## start Data supplied
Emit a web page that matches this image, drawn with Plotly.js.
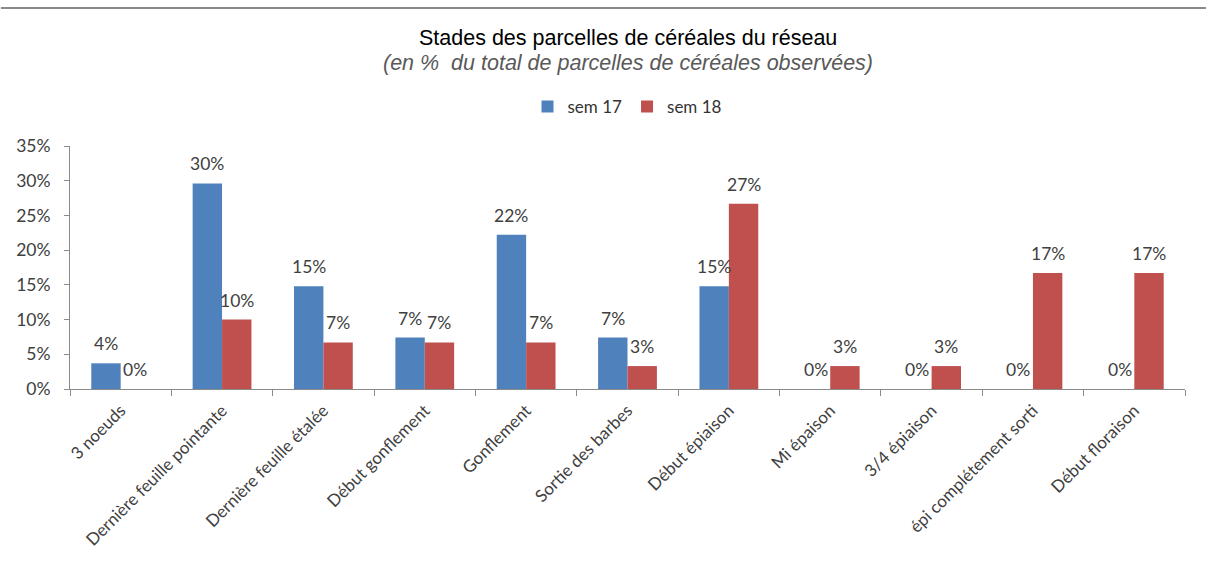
<!DOCTYPE html>
<html>
<head>
<meta charset="utf-8">
<script src="https://cdn.plot.ly/plotly-3.0.1.min.js"></script>
<style>html,body{margin:0;padding:0;background:#fff;}#chart{width:1206px;height:566px;}</style>
</head>
<body>
<div id="chart"></div>
<script>
var categories = ["3 noeuds", "Dernière feuille pointante", "Dernière feuille étalée", "Début gonflement", "Gonflement", "Sortie des barbes", "Début épiaison", "Mi épaison", "3/4 épiaison", "épi complétement sorti", "Début floraison"];
var sem17 = [0.037, 0.296, 0.148, 0.074, 0.222, 0.074, 0.148, 0, 0, 0, 0];
var sem18 = [0, 0.100, 0.067, 0.067, 0.067, 0.033, 0.267, 0.033, 0.033, 0.167, 0.167];
var yTicks = [0, 0.05, 0.10, 0.15, 0.20, 0.25, 0.30, 0.35];

var fam = "Lato, Liberation Sans, Arial, sans-serif";
var labelFont = {family: fam, size: 17.5, color: "#404040"};
var tickFont = {family: fam, size: 17, color: "#404040"};
var yTickFont = {family: fam, size: 17.5, color: "#404040"};

var traces = [
  {type: "bar", name: "sem 17", x: categories, y: sem17, marker: {color: "#4F81BD", line: {width: 0}}, hoverinfo: "skip"},
  {type: "bar", name: "sem 18", x: categories, y: sem18, marker: {color: "#C0504D", line: {width: 0}}, hoverinfo: "skip"}
];

var W = 1206, H = 566;
var mL = 70, mR = 21, plotTop = 146, plotBottom = 177;
var plotH = H - plotTop - plotBottom;
var plotW = W - mL - mR;
var bargap = 0.42;
var halfBar = (plotW / categories.length) * (1 - bargap) / 4;

var annotations = [
  {text: "Stades des parcelles de céréales du réseau", xref: "paper", yref: "paper", x: 0.5, y: 1, yshift: plotTop - 38,
   showarrow: false, xanchor: "center", yanchor: "middle",
   font: {family: "Liberation Sans, Arial, sans-serif", size: 21.5, color: "#000"}},
  {text: "<i>(en %  du total de parcelles de céréales observées)</i>", xref: "paper", yref: "paper", x: 0.5, y: 1, yshift: plotTop - 63,
   showarrow: false, xanchor: "center", yanchor: "middle",
   font: {family: "Liberation Sans, Arial, sans-serif", size: 21.5, color: "#595959"}}
];
function addLabels(vals, side) {
  vals.forEach(function (v, i) {
    annotations.push({
      x: categories[i], y: v, xref: "x", yref: "y", text: Math.round(v * 100) + "%",
      showarrow: false, xanchor: "center", yanchor: "bottom", xshift: side * halfBar, yshift: 7,
      font: labelFont
    });
  });
}
addLabels(sem17, -1);
addLabels(sem18, 1);

var layout = {
  width: W, height: H,
  margin: {l: mL, r: mR, t: plotTop, b: plotBottom},
  paper_bgcolor: "#fff", plot_bgcolor: "#fff",
  barmode: "group", bargap: bargap, bargroupgap: 0,
  showlegend: true,
  legend: {orientation: "h", x: 0.5, xanchor: "center", y: 1 + (plotTop - 107) / plotH, yanchor: "middle",
           itemwidth: 30, tracegroupgap: 0,
           font: {family: fam, size: 17, color: "#333"}},
  annotations: annotations,
  shapes: [
    {type: "line", xref: "paper", yref: "paper", x0: -0.062, x1: 1.02,
     y0: 1 + (plotTop - 8) / plotH, y1: 1 + (plotTop - 8) / plotH,
     line: {color: "#8a8a8a", width: 2}}
  ],
  xaxis: {
    type: "category", tickangle: -45, showgrid: false, zeroline: false,
    showline: true, linecolor: "#8a8a8a", linewidth: 1,
    ticks: "outside", ticklen: 6, tickcolor: "#8a8a8a", tickson: "boundaries",
    ticklabelstandoff: 4,
    tickfont: tickFont, automargin: false
  },
  yaxis: {
    range: [0, 0.35], tickvals: yTicks, tickformat: ".0%", showgrid: false, zeroline: false,
    showline: true, linecolor: "#8a8a8a", linewidth: 1,
    ticks: "outside", ticklen: 5, tickcolor: "#8a8a8a", ticklabelstandoff: 10,
    tickfont: yTickFont, automargin: false
  }
};

Plotly.newPlot("chart", traces, layout, {displayModeBar: false, staticPlot: true});
</script>
</body>
</html>
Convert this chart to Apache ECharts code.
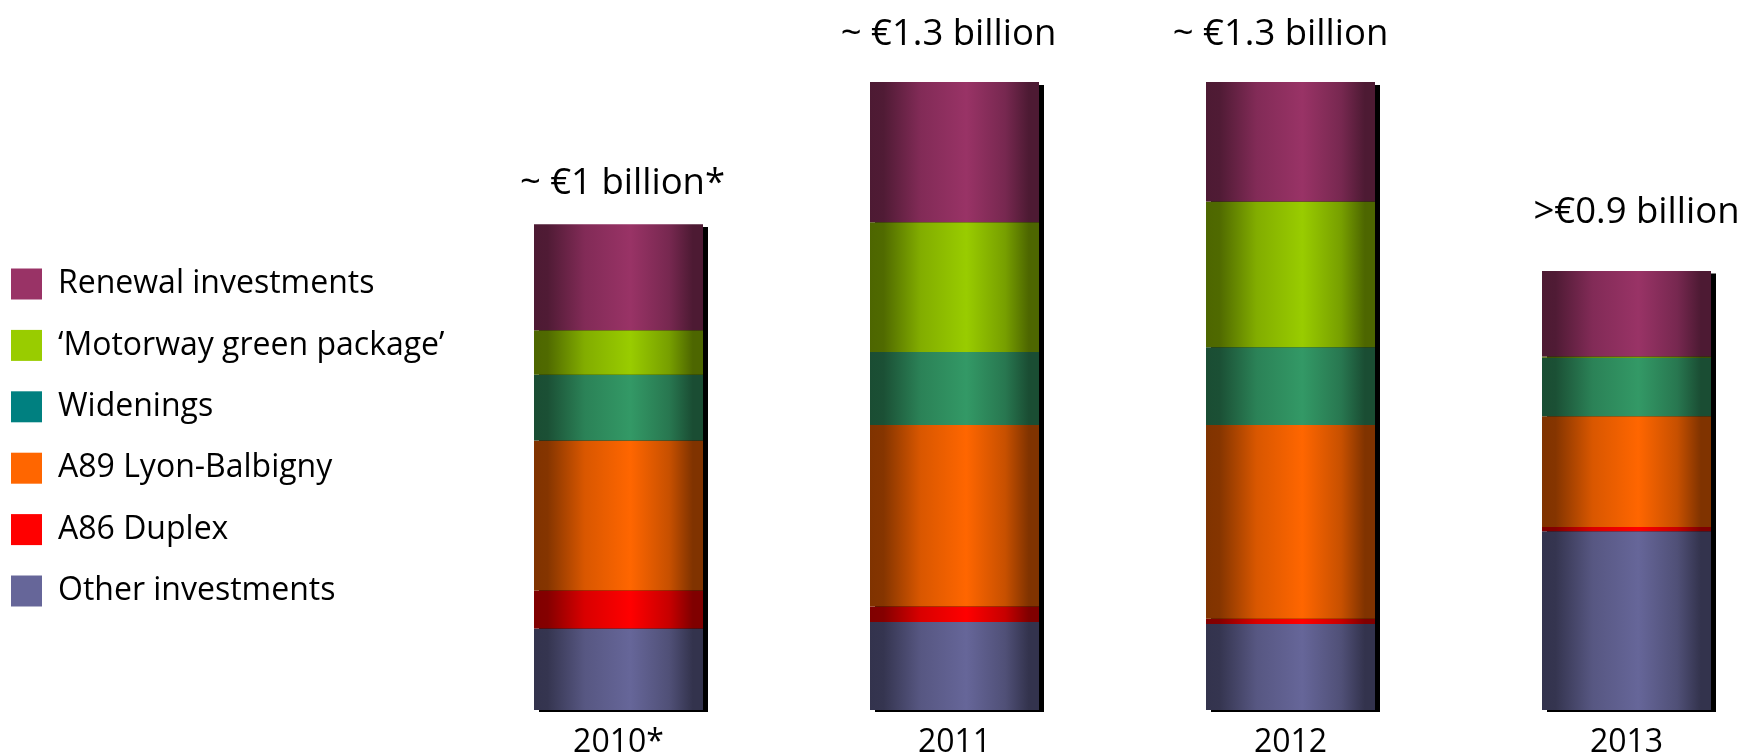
## end Data supplied
Exercise details:
Copy the data character for character, but drop all pictures from the copy.

Result:
Emit a web page that matches this image, drawn with Plotly.js.
<!DOCTYPE html>
<html>
<head>
<meta charset="utf-8">
<script src="https://cdn.plot.ly/plotly-3.0.1.min.js"></script>
<style>html,body{margin:0;padding:0;background:#fff;}#chart{width:1206px;height:566px;}</style>
</head>
<body>
<div id="chart"></div>
<script>
var categories = ["3 noeuds", "Dernière feuille pointante", "Dernière feuille étalée", "Début gonflement", "Gonflement", "Sortie des barbes", "Début épiaison", "Mi épaison", "3/4 épiaison", "épi complétement sorti", "Début floraison"];
var sem17 = [0.037, 0.296, 0.148, 0.074, 0.222, 0.074, 0.148, 0, 0, 0, 0];
var sem18 = [0, 0.100, 0.067, 0.067, 0.067, 0.033, 0.267, 0.033, 0.033, 0.167, 0.167];
var yTicks = [0, 0.05, 0.10, 0.15, 0.20, 0.25, 0.30, 0.35];

var fam = "Lato, Liberation Sans, Arial, sans-serif";
var labelFont = {family: fam, size: 17.5, color: "#404040"};
var tickFont = {family: fam, size: 17, color: "#404040"};
var yTickFont = {family: fam, size: 17.5, color: "#404040"};

var traces = [
  {type: "bar", name: "sem 17", x: categories, y: sem17, marker: {color: "#4F81BD", line: {width: 0}}, hoverinfo: "skip"},
  {type: "bar", name: "sem 18", x: categories, y: sem18, marker: {color: "#C0504D", line: {width: 0}}, hoverinfo: "skip"}
];

var W = 1206, H = 566;
var mL = 70, mR = 21, plotTop = 146, plotBottom = 177;
var plotH = H - plotTop - plotBottom;
var plotW = W - mL - mR;
var bargap = 0.42;
var halfBar = (plotW / categories.length) * (1 - bargap) / 4;

var annotations = [
  {text: "Stades des parcelles de céréales du réseau", xref: "paper", yref: "paper", x: 0.5, y: 1, yshift: plotTop - 38,
   showarrow: false, xanchor: "center", yanchor: "middle",
   font: {family: "Liberation Sans, Arial, sans-serif", size: 21.5, color: "#000"}},
  {text: "<i>(en %  du total de parcelles de céréales observées)</i>", xref: "paper", yref: "paper", x: 0.5, y: 1, yshift: plotTop - 63,
   showarrow: false, xanchor: "center", yanchor: "middle",
   font: {family: "Liberation Sans, Arial, sans-serif", size: 21.5, color: "#595959"}}
];
function addLabels(vals, side) {
  vals.forEach(function (v, i) {
    annotations.push({
      x: categories[i], y: v, xref: "x", yref: "y", text: Math.round(v * 100) + "%",
      showarrow: false, xanchor: "center", yanchor: "bottom", xshift: side * halfBar, yshift: 7,
      font: labelFont
    });
  });
}
addLabels(sem17, -1);
addLabels(sem18, 1);

var layout = {
  width: W, height: H,
  margin: {l: mL, r: mR, t: plotTop, b: plotBottom},
  paper_bgcolor: "#fff", plot_bgcolor: "#fff",
  barmode: "group", bargap: bargap, bargroupgap: 0,
  showlegend: true,
  legend: {orientation: "h", x: 0.5, xanchor: "center", y: 1 + (plotTop - 107) / plotH, yanchor: "middle",
           itemwidth: 30, tracegroupgap: 0,
           font: {family: fam, size: 17, color: "#333"}},
  annotations: annotations,
  shapes: [
    {type: "line", xref: "paper", yref: "paper", x0: -0.062, x1: 1.02,
     y0: 1 + (plotTop - 8) / plotH, y1: 1 + (plotTop - 8) / plotH,
     line: {color: "#8a8a8a", width: 2}}
  ],
  xaxis: {
    type: "category", tickangle: -45, showgrid: false, zeroline: false,
    showline: true, linecolor: "#8a8a8a", linewidth: 1,
    ticks: "outside", ticklen: 6, tickcolor: "#8a8a8a", tickson: "boundaries",
    ticklabelstandoff: 4,
    tickfont: tickFont, automargin: false
  },
  yaxis: {
    range: [0, 0.35], tickvals: yTicks, tickformat: ".0%", showgrid: false, zeroline: false,
    showline: true, linecolor: "#8a8a8a", linewidth: 1,
    ticks: "outside", ticklen: 5, tickcolor: "#8a8a8a", ticklabelstandoff: 10,
    tickfont: yTickFont, automargin: false
  }
};

Plotly.newPlot("chart", traces, layout, {displayModeBar: false, staticPlot: true});
</script>
</body>
</html>
Convert this chart to Apache ECharts code.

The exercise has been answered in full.